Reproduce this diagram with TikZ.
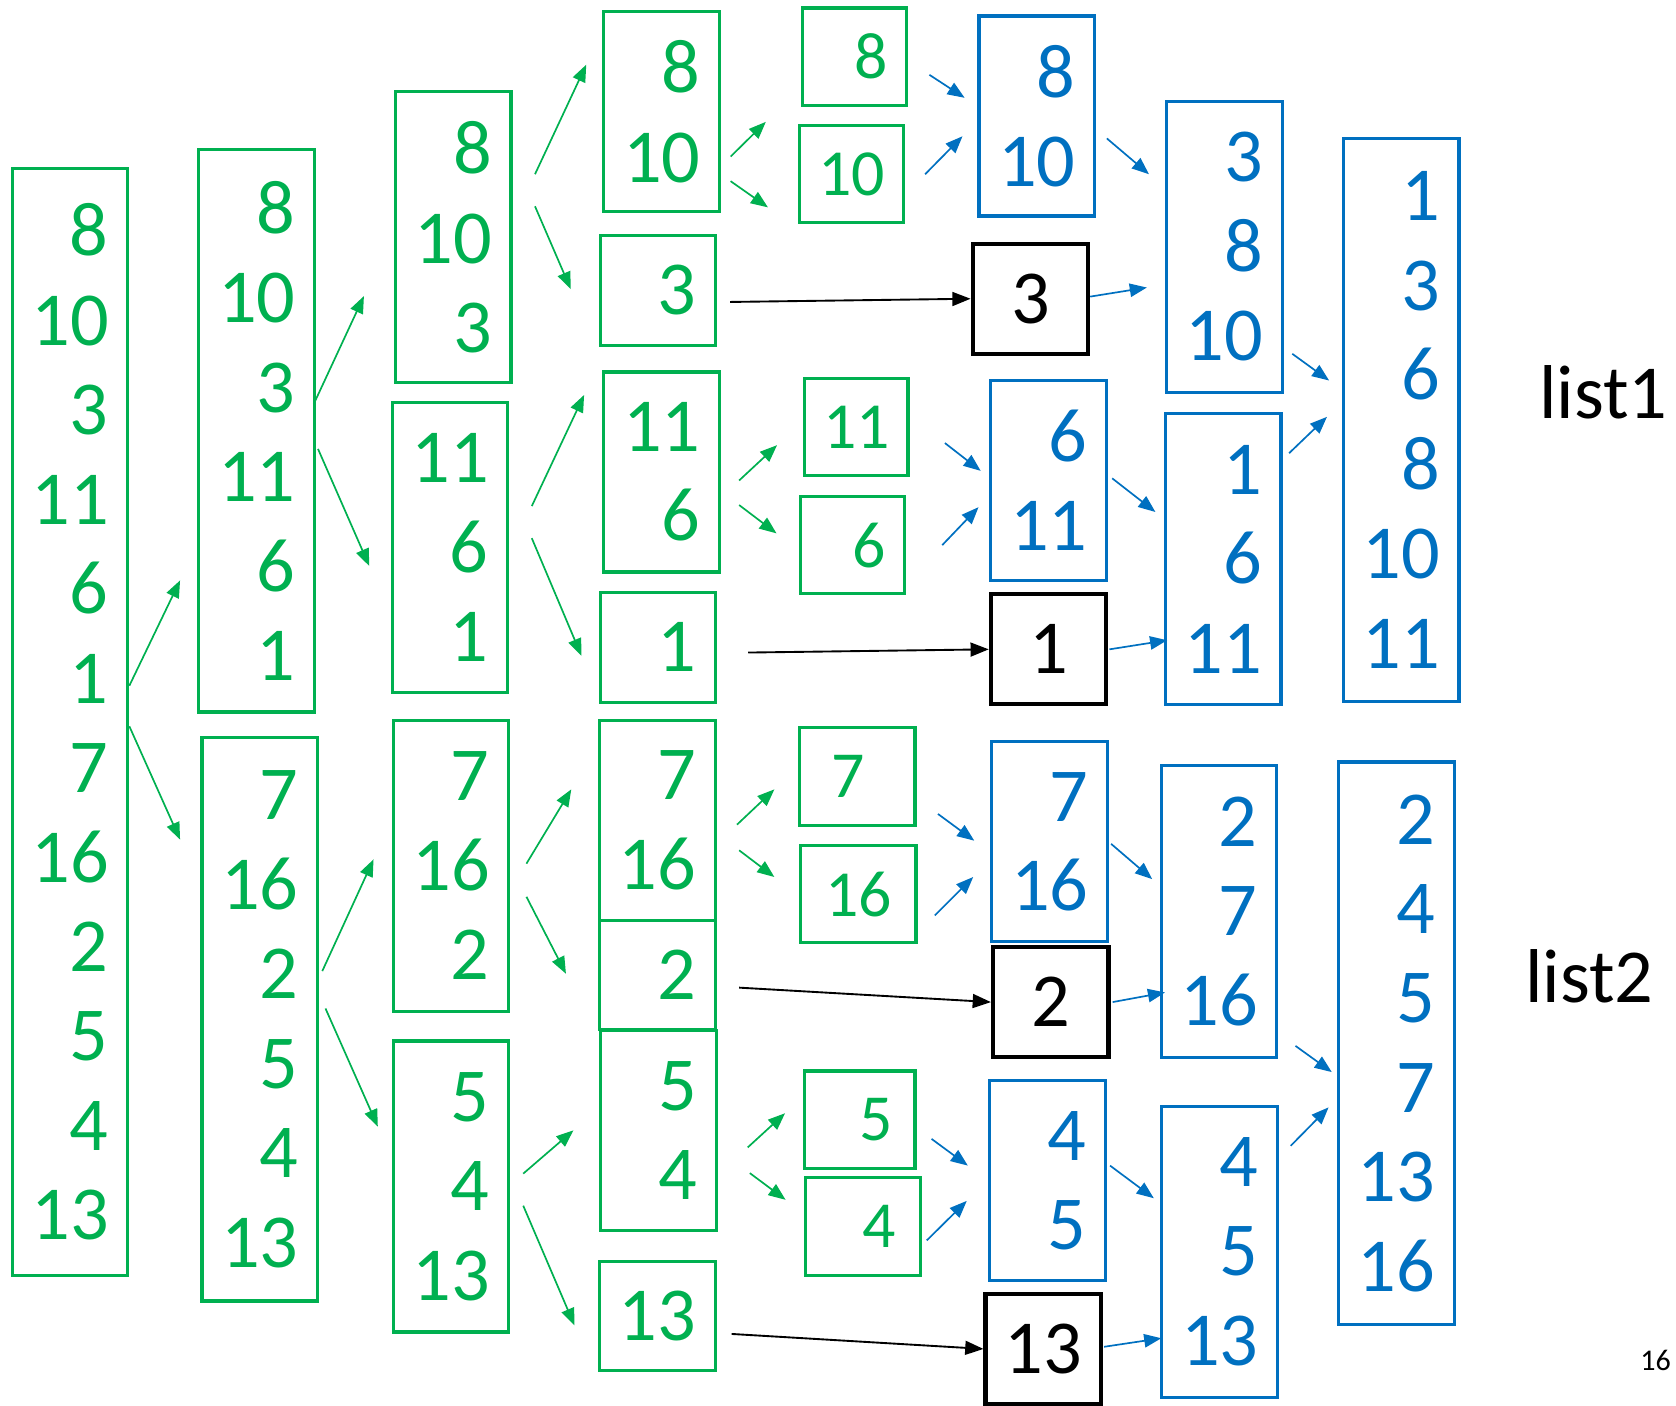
\documentclass[tikz,border=0pt]{standalone}
\usepackage{fontspec}
\setmainfont{Carlito}
\usetikzlibrary{calc, arrows.meta}
\definecolor{sortgreen}{HTML}{00B050}
\definecolor{sortblue}{HTML}{0070C0}
\newcommand{\numfont}{\fontsize{20.3}{23.8}\selectfont}
\newcommand{\leaffont}{\fontsize{17.5}{21}\selectfont}

\begin{document}
\begin{tikzpicture}[x=0.01cm, y=-0.01cm,
    split/.style={draw=sortgreen, text=sortgreen, line width=0.85pt, font=\numfont,
      align=right, text width=0.72cm, inner xsep=0.18cm, inner ysep=0pt, minimum width=1.08cm},
    leaf/.style={split, font=\leaffont, text width=0.62cm, inner xsep=0.175cm,
      minimum width=0.97cm, minimum height=0.91cm},
    merged/.style={split, draw=sortblue, text=sortblue},
    single/.style={draw=black, line width=1.1pt, font=\numfont, align=center,
      minimum width=1.08cm, minimum height=1.03cm, inner sep=0pt},
    garrow/.style={draw=sortgreen, line width=0.45pt, -{Triangle[length=0.16cm, width=0.125cm]}},
    barrow/.style={garrow, draw=sortblue},
    karrow/.style={draw=black, line width=0.5pt, -{Triangle[length=0.17cm, width=0.13cm]}}]
  \useasboundingbox (0,0) rectangle (1568,1315);

  % Splitting
  \node[split, minimum height=10.35cm] (A) at (65.5,675.5) {8\\10\\3\\11\\6\\1\\7\\16\\2\\5\\4\\13};
  \foreach \n/\x/\y/\h/\t in {B1/240/403/5.26/{8\\10\\3\\11\\6\\1}, B2/243/953.5/5.27/{7\\16\\2\\5\\4\\13},
      C1/424/222/2.72/{8\\10\\3}, C2/421/512.5/2.71/{11\\6\\1},
      C3/422/810/2.72/{7\\16\\2}, C4/422/1110/2.72/{5\\4\\13},
      D1/619/104.5/1.87/{8\\10}, D2/615.5/271.5/1.03/{3}, D3/619/441.5/1.87/{11\\6}, D4/615.5/605.5/1.03/{1},
      D5/615/767.5/1.87/{7\\16}, D6/615/912/1.02/{2}, D7/616/1057.5/1.87/{5\\4}, D8/615/1231/1.02/{13}} {
    \node[split, minimum height=\h cm] (\n) at (\x,\y) {\t};
  }
  % Leaves
  \foreach \n/\x/\y/\w/\t in {E1/799.5/53/0.97/8, E2/796.5/163/0.97/10, E3/801/399.5/0.97/11, E4/797.5/510/0.97/6,
      E5/802/726.5/1.08/{7\kern0.24cm}, E6/803/836.5/1.08/16, E7/804.5/1047.5/1.03/5, E8/807.5/1147.5/1.08/4} {
    \node[leaf, minimum width=\w cm] (\n) at (\x,\y) {\t};
  }
  % Merging
  \foreach \n/\x/\y/\h/\t in {F1/970/108.5/1.87/{8\\10}, F2/981/449.5/1.87/{6\\11},
      F3/982/787.5/1.87/{7\\16}, F4/980/1104.5/1.87/{4\\5},
      H1/1145.5/231/2.72/{3\\8\\10}, H2/1144.5/523/2.72/{1\\6\\11},
      H3/1140.5/852.5/2.73/{2\\7\\16}, H4/1141/1171/2.72/{4\\5\\13},
      I1/1311/393/5.26/{1\\3\\6\\8\\10\\11}, I2/1306.5/976/5.26/{2\\4\\5\\7\\13\\16}} {
    \node[merged, minimum height=\h cm] (\n) at (\x,\y) {\t};
  }
  \foreach \n/\x/\y/\t in {G1/964/279.5/3, G2/981/607.5/1, G3/983/937.5/2, G4/976/1262/13} {
    \node[single] (\n) at (\x,\y) {\t};
  }

  % Split arrows
  \foreach \a/\ax/\ay/\b/\bx/\by in {A.east/0/-34/B1.west/-16/140, A.east/0/4/B2.west/-19/-168,
      B1.east/-2/-25/C1.west/-28/55, B1.east/2/17/C2.west/-20/17,
      B2.east/3/-45/C3.west/-17/-6, B2.east/6/-10/C4.west/-13/-56,
      C1.east/21/-59/D1.west/-15/-44, C1.east/21/-29/D2.west/-26/-1,
      C2.east/21/-39/D3.west/-17/-72, C2.east/21/-9/D4.west/-16/8,
      C3.east/15/-2/D5.west/-25/-29, C3.east/15/29/D6.west/-30/-1,
      C4.east/12/-12/D7.west/-24/0, C4.east/12/18/D8.west/-22/9,
      D1.east/9/42/E1.south west/-33/14, D1.east/9/65/E2.west/-28/31,
      D3.east/17/8/E3.west/-24/17, D3.east/17/31/E4.west/-21/-11,
      D5.east/19/4/E5.west/-22/12, D5.east/21/28/E6.west/-23/-16,
      D7.east/28/16/E7.west/-17/-6, D7.east/30/40/E8.west/-17/-25} {
    \draw[garrow] ($(\a)+(\ax,\ay)$) -- ($(\b)+(\bx,\by)$);
  }
  % Merge arrows
  \foreach \a/\ax/\ay/\b/\bx/\by in {E1.east/20/17/F1.west/-12/-17, E2.east/19/0/F1.west/-14/19,
      E3.east/33/15/F2.west/-8/-9, E4.east/34/0/F2.west/-10/25,
      E5.east/20/35/F3.west/-15/-1, E6.east/16/20/F3.west/-16/33,
      E7.east/14/18/F4.west/-19/-14, E8.east/4/13/F4.west/-20/19,
      F1.east/10/21/H1.west/-15/-68, G1.east/0/-2/H1.west/-17/38,
      F2.east/4/-2/H2.west/-8/-44, G2.east/1/0/H2.west/3/76,
      F3.east/2/2/H3.west/-7/-30, G3.east/2/0/H3.west/5/76,
      F4.east/3/-14/H4.west/-6/-50, G4.east/1/-2/H4.west/1/81,
      H1.east/8/100/I1.west/-12/-37, H2.east/6/-99/I1.west/-14/-3,
      H3.east/16/126/I2.west/-5/27, H4.east/11/-99/I2.west/-8/60} {
    \draw[barrow] ($(\a)+(\ax,\ay)$) -- ($(\b)+(\bx,\by)$);
  }
  % Single elements carried over
  \foreach \a/\ax/\ay/\b in {D2/12/11/G1, D4/29/5/G2, D6/21/12/G3, D8/14/17/G4} {
    \draw[karrow] ($(\a.east)+(\ax,\ay)$) -- (\b.west);
  }

  % Labels
  \node[font=\numfont] (list1) at (1500,367) {list1};
  \node[font=\numfont] (list2) at (1487,913) {list2};
  \node[font=\fontsize{8}{9}\selectfont] (page) at (1549,1273) {16};
\end{tikzpicture}
\end{document}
____
> **What is asked**: Without the pictures, print the whole listing exactly as given.

> **Task response**:
Reproduce this diagram with TikZ.
\documentclass[tikz,border=0pt]{standalone}
\usepackage{fontspec}
\setmainfont{Carlito}
\usetikzlibrary{calc, arrows.meta}
\definecolor{sortgreen}{HTML}{00B050}
\definecolor{sortblue}{HTML}{0070C0}
\newcommand{\numfont}{\fontsize{20.3}{23.8}\selectfont}
\newcommand{\leaffont}{\fontsize{17.5}{21}\selectfont}

\begin{document}
\begin{tikzpicture}[x=0.01cm, y=-0.01cm,
    split/.style={draw=sortgreen, text=sortgreen, line width=0.85pt, font=\numfont,
      align=right, text width=0.72cm, inner xsep=0.18cm, inner ysep=0pt, minimum width=1.08cm},
    leaf/.style={split, font=\leaffont, text width=0.62cm, inner xsep=0.175cm,
      minimum width=0.97cm, minimum height=0.91cm},
    merged/.style={split, draw=sortblue, text=sortblue},
    single/.style={draw=black, line width=1.1pt, font=\numfont, align=center,
      minimum width=1.08cm, minimum height=1.03cm, inner sep=0pt},
    garrow/.style={draw=sortgreen, line width=0.45pt, -{Triangle[length=0.16cm, width=0.125cm]}},
    barrow/.style={garrow, draw=sortblue},
    karrow/.style={draw=black, line width=0.5pt, -{Triangle[length=0.17cm, width=0.13cm]}}]
  \useasboundingbox (0,0) rectangle (1568,1315);

  % Splitting
  \node[split, minimum height=10.35cm] (A) at (65.5,675.5) {8\\10\\3\\11\\6\\1\\7\\16\\2\\5\\4\\13};
  \foreach \n/\x/\y/\h/\t in {B1/240/403/5.26/{8\\10\\3\\11\\6\\1}, B2/243/953.5/5.27/{7\\16\\2\\5\\4\\13},
      C1/424/222/2.72/{8\\10\\3}, C2/421/512.5/2.71/{11\\6\\1},
      C3/422/810/2.72/{7\\16\\2}, C4/422/1110/2.72/{5\\4\\13},
      D1/619/104.5/1.87/{8\\10}, D2/615.5/271.5/1.03/{3}, D3/619/441.5/1.87/{11\\6}, D4/615.5/605.5/1.03/{1},
      D5/615/767.5/1.87/{7\\16}, D6/615/912/1.02/{2}, D7/616/1057.5/1.87/{5\\4}, D8/615/1231/1.02/{13}} {
    \node[split, minimum height=\h cm] (\n) at (\x,\y) {\t};
  }
  % Leaves
  \foreach \n/\x/\y/\w/\t in {E1/799.5/53/0.97/8, E2/796.5/163/0.97/10, E3/801/399.5/0.97/11, E4/797.5/510/0.97/6,
      E5/802/726.5/1.08/{7\kern0.24cm}, E6/803/836.5/1.08/16, E7/804.5/1047.5/1.03/5, E8/807.5/1147.5/1.08/4} {
    \node[leaf, minimum width=\w cm] (\n) at (\x,\y) {\t};
  }
  % Merging
  \foreach \n/\x/\y/\h/\t in {F1/970/108.5/1.87/{8\\10}, F2/981/449.5/1.87/{6\\11},
      F3/982/787.5/1.87/{7\\16}, F4/980/1104.5/1.87/{4\\5},
      H1/1145.5/231/2.72/{3\\8\\10}, H2/1144.5/523/2.72/{1\\6\\11},
      H3/1140.5/852.5/2.73/{2\\7\\16}, H4/1141/1171/2.72/{4\\5\\13},
      I1/1311/393/5.26/{1\\3\\6\\8\\10\\11}, I2/1306.5/976/5.26/{2\\4\\5\\7\\13\\16}} {
    \node[merged, minimum height=\h cm] (\n) at (\x,\y) {\t};
  }
  \foreach \n/\x/\y/\t in {G1/964/279.5/3, G2/981/607.5/1, G3/983/937.5/2, G4/976/1262/13} {
    \node[single] (\n) at (\x,\y) {\t};
  }

  % Split arrows
  \foreach \a/\ax/\ay/\b/\bx/\by in {A.east/0/-34/B1.west/-16/140, A.east/0/4/B2.west/-19/-168,
      B1.east/-2/-25/C1.west/-28/55, B1.east/2/17/C2.west/-20/17,
      B2.east/3/-45/C3.west/-17/-6, B2.east/6/-10/C4.west/-13/-56,
      C1.east/21/-59/D1.west/-15/-44, C1.east/21/-29/D2.west/-26/-1,
      C2.east/21/-39/D3.west/-17/-72, C2.east/21/-9/D4.west/-16/8,
      C3.east/15/-2/D5.west/-25/-29, C3.east/15/29/D6.west/-30/-1,
      C4.east/12/-12/D7.west/-24/0, C4.east/12/18/D8.west/-22/9,
      D1.east/9/42/E1.south west/-33/14, D1.east/9/65/E2.west/-28/31,
      D3.east/17/8/E3.west/-24/17, D3.east/17/31/E4.west/-21/-11,
      D5.east/19/4/E5.west/-22/12, D5.east/21/28/E6.west/-23/-16,
      D7.east/28/16/E7.west/-17/-6, D7.east/30/40/E8.west/-17/-25} {
    \draw[garrow] ($(\a)+(\ax,\ay)$) -- ($(\b)+(\bx,\by)$);
  }
  % Merge arrows
  \foreach \a/\ax/\ay/\b/\bx/\by in {E1.east/20/17/F1.west/-12/-17, E2.east/19/0/F1.west/-14/19,
      E3.east/33/15/F2.west/-8/-9, E4.east/34/0/F2.west/-10/25,
      E5.east/20/35/F3.west/-15/-1, E6.east/16/20/F3.west/-16/33,
      E7.east/14/18/F4.west/-19/-14, E8.east/4/13/F4.west/-20/19,
      F1.east/10/21/H1.west/-15/-68, G1.east/0/-2/H1.west/-17/38,
      F2.east/4/-2/H2.west/-8/-44, G2.east/1/0/H2.west/3/76,
      F3.east/2/2/H3.west/-7/-30, G3.east/2/0/H3.west/5/76,
      F4.east/3/-14/H4.west/-6/-50, G4.east/1/-2/H4.west/1/81,
      H1.east/8/100/I1.west/-12/-37, H2.east/6/-99/I1.west/-14/-3,
      H3.east/16/126/I2.west/-5/27, H4.east/11/-99/I2.west/-8/60} {
    \draw[barrow] ($(\a)+(\ax,\ay)$) -- ($(\b)+(\bx,\by)$);
  }
  % Single elements carried over
  \foreach \a/\ax/\ay/\b in {D2/12/11/G1, D4/29/5/G2, D6/21/12/G3, D8/14/17/G4} {
    \draw[karrow] ($(\a.east)+(\ax,\ay)$) -- (\b.west);
  }

  % Labels
  \node[font=\numfont] (list1) at (1500,367) {list1};
  \node[font=\numfont] (list2) at (1487,913) {list2};
  \node[font=\fontsize{8}{9}\selectfont] (page) at (1549,1273) {16};
\end{tikzpicture}
\end{document}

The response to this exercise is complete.